# Exercise instructions
Set down each line of the material that follows, exactly, with no pictures.

>> begin Raw data

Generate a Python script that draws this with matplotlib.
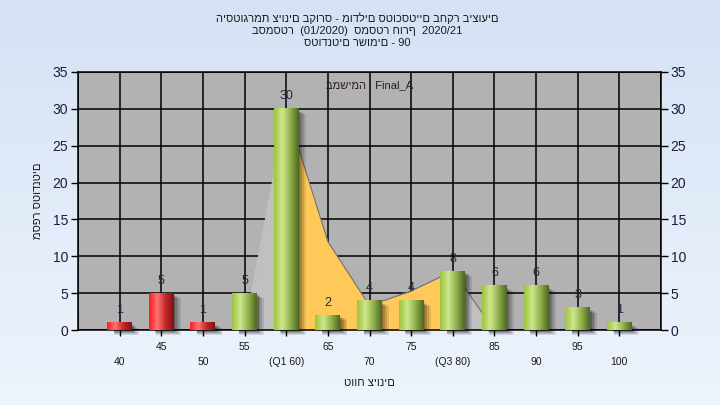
import numpy as np
import matplotlib
matplotlib.use('Agg')
import matplotlib.pyplot as plt
from matplotlib.colors import LinearSegmentedColormap
from matplotlib.patches import Rectangle
import matplotlib.transforms as mtransforms

plt.rcParams['font.family'] = ['Liberation Sans', 'DejaVu Sans']

# data
grades = [40, 45, 50, 55, 60, 65, 70, 75, 80, 85, 90, 95, 100]
tick_labels = ['40', '45', '50', '55', '(Q1 60)', '65', '70', '75', '(Q3 80)', '85', '90', '95', '100']
counts = [1, 5, 1, 5, 30, 2, 4, 4, 8, 6, 6, 3, 1]
fail_limit = 55  # bars below this are red

# background area series (index positions 3..9 -> grades 55..85)
area_idx = [3, 4, 5, 6, 7, 8, 9]
area_vals = [0, 30, 12, 3.3, 5.3, 8, 0]

title_lines = ['היסטוגרמת ציונים בקורס - מודלים סטוכסטיים בחקר ביצועים',
               'בסמסטר  (01/2020)  סמסטר חורף  2020/21',
               'סטודנטים רשומים - 90']
task_text = 'במשימה : Final_A'
x_title = 'טווח ציונים'
y_title = 'מספר סטודנטים'

fig = plt.figure(figsize=(7.2, 4.05), dpi=100)

# light blue gradient background
bg = fig.add_axes([0, 0, 1, 1], zorder=-10)
bg.imshow(np.linspace(0, 1, 100).reshape(-1, 1), aspect='auto',
          cmap=LinearSegmentedColormap.from_list('bg', ['#d5e2f4', '#eef4fc']),
          extent=[0, 1, 0, 1])
bg.axis('off')

ax = fig.add_axes([78/720, 1-330/405, 583/720, 258/405])
ax.set_facecolor('#b2b2b2')

x = np.arange(len(grades))

# area behind the bars: gray outside the quartiles, yellow between them
ai = np.array(area_idx, dtype=float)
av = np.array(area_vals, dtype=float)
q1 = grades.index(60)
q3 = grades.index(80)
ax.fill_between(ai, 0, av, where=(ai <= q1), color='#c0c0c0', zorder=1, lw=0)
ax.fill_between(ai, 0, av, where=(ai >= q3), color='#c0c0c0', zorder=1, lw=0)
ax.fill_between(ai, 0, av, where=(ai >= q1) & (ai <= q3), color='#ffc95a', zorder=1.5, lw=0)
ax.plot(ai[:2], av[:2], color='#c4c4c4', lw=0.8, zorder=1.6)
ax.plot(ai[1:], av[1:], color='#707070', lw=0.8, zorder=1.6)

green = LinearSegmentedColormap.from_list('g', ['#9cc63e', '#cfe68c', '#8fb04a', '#4d6722'])
red = LinearSegmentedColormap.from_list('r', ['#ff1c1c', '#ff7272', '#c42626', '#7e1414'])
grad = np.linspace(0, 1, 64).reshape(1, -1)
w = 0.6
for i in range(len(grades)):
    h = counts[i]
    # soft drop shadow
    for k, a in enumerate([0.10, 0.13, 0.16, 0.2]):
        off = mtransforms.offset_copy(ax.transData, fig=fig, x=7 - k, y=-5 + k, units='dots')
        ax.add_patch(Rectangle((x[i] - w/2 + 0.02*k, 0), w - 0.04*k, h, transform=off,
                               color='black', alpha=a, lw=0, zorder=2, clip_on=False))
    cmap = red if grades[i] < fail_limit else green
    ax.imshow(grad, aspect='auto', cmap=cmap, extent=[x[i] - w/2, x[i] + w/2, 0, h],
              zorder=3, interpolation='bilinear')
    ax.annotate(str(h), (x[i], h), xytext=(0, 9), textcoords='offset points',
                ha='center', va='center', fontsize=9, color='#262840', zorder=5)

ax.set_xlim(-1, len(grades))
ax.set_ylim(0, 35)

# grid on every category and every 5 counts
for gx in range(-1, len(grades) + 1):
    ax.axvline(gx, color='black', lw=1.1, zorder=0.5)
for gy in range(0, 36, 5):
    ax.axhline(gy, color='black', lw=1.1, zorder=0.5)

ax.set_xticks(x)
ax.set_xticklabels([t if i % 2 == 1 else '\n' + t for i, t in enumerate(tick_labels)],
                   fontsize=7.5, color='#1a1a1a')
for lbl in ax.get_xticklabels():
    lbl.set_linespacing(1.6)
ax.tick_params(axis='x', length=4, width=1, pad=5)
ax.set_yticks(range(0, 36, 5))
ax.tick_params(axis='y', labelsize=10, length=5, width=1, colors='black',
               labelcolor='#1c1c3c', right=True, labelright=True, pad=2)
for s in ax.spines.values():
    s.set_color('black')
    s.set_linewidth(1.1)

ax.text(0.5, 0.95, task_text, transform=ax.transAxes, ha='center', va='center',
        fontsize=8, color='#2a1a2a')
ax.set_xlabel(x_title, fontsize=8, color='#1a1a1a', labelpad=8)
ax.set_ylabel(y_title, fontsize=8, color='#1a1a1a', labelpad=7)

for j, line in enumerate(title_lines):
    fig.text(0.496, 1 - (18 + 12.5*j)/405, line, ha='center', va='center',
             fontsize=8, color='#1a1a1a')

plt.savefig('out.png', dpi=100)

>> end Raw data

# The completed task
Generate a Python script that draws this with matplotlib.
import numpy as np
import matplotlib
matplotlib.use('Agg')
import matplotlib.pyplot as plt
from matplotlib.colors import LinearSegmentedColormap
from matplotlib.patches import Rectangle
import matplotlib.transforms as mtransforms

plt.rcParams['font.family'] = ['Liberation Sans', 'DejaVu Sans']

# data
grades = [40, 45, 50, 55, 60, 65, 70, 75, 80, 85, 90, 95, 100]
tick_labels = ['40', '45', '50', '55', '(Q1 60)', '65', '70', '75', '(Q3 80)', '85', '90', '95', '100']
counts = [1, 5, 1, 5, 30, 2, 4, 4, 8, 6, 6, 3, 1]
fail_limit = 55  # bars below this are red

# background area series (index positions 3..9 -> grades 55..85)
area_idx = [3, 4, 5, 6, 7, 8, 9]
area_vals = [0, 30, 12, 3.3, 5.3, 8, 0]

title_lines = ['היסטוגרמת ציונים בקורס - מודלים סטוכסטיים בחקר ביצועים',
               'בסמסטר  (01/2020)  סמסטר חורף  2020/21',
               'סטודנטים רשומים - 90']
task_text = 'במשימה : Final_A'
x_title = 'טווח ציונים'
y_title = 'מספר סטודנטים'

fig = plt.figure(figsize=(7.2, 4.05), dpi=100)

# light blue gradient background
bg = fig.add_axes([0, 0, 1, 1], zorder=-10)
bg.imshow(np.linspace(0, 1, 100).reshape(-1, 1), aspect='auto',
          cmap=LinearSegmentedColormap.from_list('bg', ['#d5e2f4', '#eef4fc']),
          extent=[0, 1, 0, 1])
bg.axis('off')

ax = fig.add_axes([78/720, 1-330/405, 583/720, 258/405])
ax.set_facecolor('#b2b2b2')

x = np.arange(len(grades))

# area behind the bars: gray outside the quartiles, yellow between them
ai = np.array(area_idx, dtype=float)
av = np.array(area_vals, dtype=float)
q1 = grades.index(60)
q3 = grades.index(80)
ax.fill_between(ai, 0, av, where=(ai <= q1), color='#c0c0c0', zorder=1, lw=0)
ax.fill_between(ai, 0, av, where=(ai >= q3), color='#c0c0c0', zorder=1, lw=0)
ax.fill_between(ai, 0, av, where=(ai >= q1) & (ai <= q3), color='#ffc95a', zorder=1.5, lw=0)
ax.plot(ai[:2], av[:2], color='#c4c4c4', lw=0.8, zorder=1.6)
ax.plot(ai[1:], av[1:], color='#707070', lw=0.8, zorder=1.6)

green = LinearSegmentedColormap.from_list('g', ['#9cc63e', '#cfe68c', '#8fb04a', '#4d6722'])
red = LinearSegmentedColormap.from_list('r', ['#ff1c1c', '#ff7272', '#c42626', '#7e1414'])
grad = np.linspace(0, 1, 64).reshape(1, -1)
w = 0.6
for i in range(len(grades)):
    h = counts[i]
    # soft drop shadow
    for k, a in enumerate([0.10, 0.13, 0.16, 0.2]):
        off = mtransforms.offset_copy(ax.transData, fig=fig, x=7 - k, y=-5 + k, units='dots')
        ax.add_patch(Rectangle((x[i] - w/2 + 0.02*k, 0), w - 0.04*k, h, transform=off,
                               color='black', alpha=a, lw=0, zorder=2, clip_on=False))
    cmap = red if grades[i] < fail_limit else green
    ax.imshow(grad, aspect='auto', cmap=cmap, extent=[x[i] - w/2, x[i] + w/2, 0, h],
              zorder=3, interpolation='bilinear')
    ax.annotate(str(h), (x[i], h), xytext=(0, 9), textcoords='offset points',
                ha='center', va='center', fontsize=9, color='#262840', zorder=5)

ax.set_xlim(-1, len(grades))
ax.set_ylim(0, 35)

# grid on every category and every 5 counts
for gx in range(-1, len(grades) + 1):
    ax.axvline(gx, color='black', lw=1.1, zorder=0.5)
for gy in range(0, 36, 5):
    ax.axhline(gy, color='black', lw=1.1, zorder=0.5)

ax.set_xticks(x)
ax.set_xticklabels([t if i % 2 == 1 else '\n' + t for i, t in enumerate(tick_labels)],
                   fontsize=7.5, color='#1a1a1a')
for lbl in ax.get_xticklabels():
    lbl.set_linespacing(1.6)
ax.tick_params(axis='x', length=4, width=1, pad=5)
ax.set_yticks(range(0, 36, 5))
ax.tick_params(axis='y', labelsize=10, length=5, width=1, colors='black',
               labelcolor='#1c1c3c', right=True, labelright=True, pad=2)
for s in ax.spines.values():
    s.set_color('black')
    s.set_linewidth(1.1)

ax.text(0.5, 0.95, task_text, transform=ax.transAxes, ha='center', va='center',
        fontsize=8, color='#2a1a2a')
ax.set_xlabel(x_title, fontsize=8, color='#1a1a1a', labelpad=8)
ax.set_ylabel(y_title, fontsize=8, color='#1a1a1a', labelpad=7)

for j, line in enumerate(title_lines):
    fig.text(0.496, 1 - (18 + 12.5*j)/405, line, ha='center', va='center',
             fontsize=8, color='#1a1a1a')

plt.savefig('out.png', dpi=100)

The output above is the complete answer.